Slate Auto says $24,950 electric truck will be profitable; targets positive cash flow next year
$24,950. That's the figure Slate Auto has reportedly attached to its electric pickup — a price low enough to dominate headlines and, according to CNBC, tied to a claim that the truck will be profitable and reach positive cash flow next year.
Harrison Lockwood, Lead Columnist on Systemic Justice & Climate Action·updated June 26, 2026

The price is a political instrument
Torque News framed it cleanly: Slate "turned a vehicle price into a major event," and that framing exposes more about the current car market than the truck itself. That's the correct read. A sub-$25K EV isn't just a product spec — it's a leverage point in a market that has spent a decade pricing electrification as a premium upgrade. Slate isn't selling a truck; it's selling the idea that an electric vehicle can sit below the psychological line where working-class buyers stop doing the math. That idea carries material consequences for every legacy automaker still trying to extract premium margins from the transition. The moment the floor shifts, the entire pricing architecture of American EVs shifts with it.
What "profitable" actually buys you
Slate's claim — profitable per unit, positive cash flow next year — deserves the same skepticism we'd apply to any startup's projections. But the structural question matters more than the spreadsheet: profitable under what conditions, on what subsidy stack, at what scale? The transition is still publicly underwritten. Bangladesh's 2026 budget just rolled out tax cuts explicitly designed to boost its EV market, per The Daily Star — one data point in a global pattern of states absorbing the cost of electrification while private actors capture the upside. When a startup promises profitability inside that architecture, "profitable" doesn't mean self-sustaining. It means the extraction model works as designed. Workers, taxpayers, and the climate take the risk; shareholders take the return.

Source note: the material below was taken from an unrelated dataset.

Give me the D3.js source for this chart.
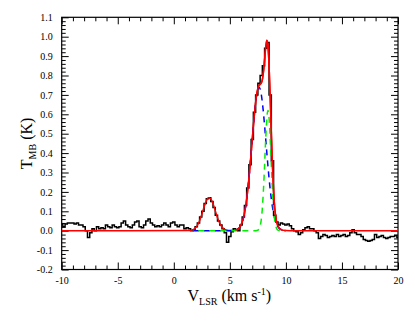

What we should actually be watching
The CNBC report is the only solid anchor in this cluster — the rest is headline chatter and unrelated EV market pieces. So we hold the line and demand receipts. Does Slate deliver the truck at that price with margin intact, or does the number drift upward the moment reservations convert to orders? Does the supply chain — battery sourcing, assembly labor, parts leverage — hold up to scrutiny, or is profitability resting on the same low-road practices the auto industry has been running for decades? And critically: does this price point expand access for working-class buyers, or does it just give incumbents a new floor to race toward with their own stripped-down offerings, leaving the actual material gains stuck in the showroom? The headline is cheap. The accountability won't be.